Ci torneremo sopra, su Cosmo: ne abbiamo parlato in passato e ne riparleremo, perché è veramente una “strana bestia” capace di coniugare pop e sonorità “nostre” in un modo molto particolare e, al tempo stesso, molto efficace e naturale. Tanto da essere diventato anche uno da airplay mainstream, con l’album “L’ultima festa”, senza aver minimamente sgomitato per farlo e senza snaturarsi (…e a noi non può che fare molto piacere, visto che il buon Cosmo era anche uno dei protagonisti dei nostri festeggiamenti per il quinquennale).
L’ultima cosa in cui è coinvolto lo vede comunque nel ruolo di protagonista involontario: ovvero quello del remixato. “Le voci”, uno dei brani dell’album di cui sopra, è stato infatti remixato da uno dei più talentuosi e raffinati producer che abbiamo qui in Italia, quel Bienoise che si meriterebbe il triplo dell’esposizione che ha (e se esiste una giustizia, ci arriverà). Noi non solo vi offriamo l’anteprima, ma aggiungiamo anche due parole al volo con Bienoise stesso, per un piccolo, efficace “insight” su questo remix.
Come è nato questo remix? Come siete entrati in contatto tu e Cosmo?
Nella maniera più classica: suonavamo a Guastalla all’Handmade Festival, e dopo il live Marco mi ha chiesto se volessi lavorare ad un remix. Conoscevo già bene il disco e non ho esitato – promettendogli fin da subito un rework lunghissimo!
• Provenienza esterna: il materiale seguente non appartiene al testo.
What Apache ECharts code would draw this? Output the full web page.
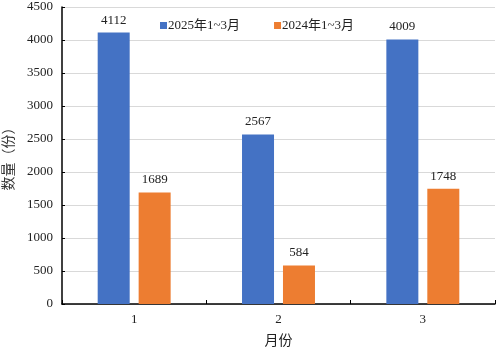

Anche se ammetto di essere stato debole e di non essere riuscito a sfiorare nemmeno i 20 minuti… Ascoltatelo a 33 giri, così dura di più!
Quanto è stato difficile intervenire sul materiale-Cosmo, dal punto di vista musicale?
Più semplice del solito: la traccia ha un arrangiamento apparentemente semplice ma molto stratificato, quindi avevo moltissimo materiale “nascosto” sul quale lavorare. Anche la struttura è interessantissima, e mi aveva colpito al primo ascolto: al di là del ritornello “anthemico”, ci sono sezioni che raccontano una storia non banale.
Da quale parte hai iniziato, nel “ricostruire” la traccia? Sapevi fin dall’inizio che avresti “scomposto” la voce, o è una scelta che è arrivata in un secondo momento dopo aver modellato la parte strumentale?
Ancora prima di sentire le parti separate, sapevo già che struttura volevo dare al brano: lunga apertura alla Terry Riley, innesto arrogante del beat, crescendo centrale vertiginoso e ripresa (…con “tisana purificante” finale, come ha commentato qualcuno), cercando di mediare tutto con fluidità. Pur avendo usato quasi soltanto i suoni del brano originale, sapevo comunque che la voce sarebbe stata determinante per poterlo chiamare remix, ed è l’elemento che mi ha messo più in crisi: volevo un risultato sognante alla Clams Casino, e quindi ho lavorato sullo spazio e sull’armonia finché non ha cominciato a trasmettermi ciò che volevo.
Il remixato ha apprezzato il remix fin da subito, o ci ha messo un po’ a digerirlo?
La domanda è lecita, ma non credo di aver messo in difficoltà Marco – mi sembra un ascoltatore decisamente preparato! Spero stupisca chiunque gli voglia dare una possibilità.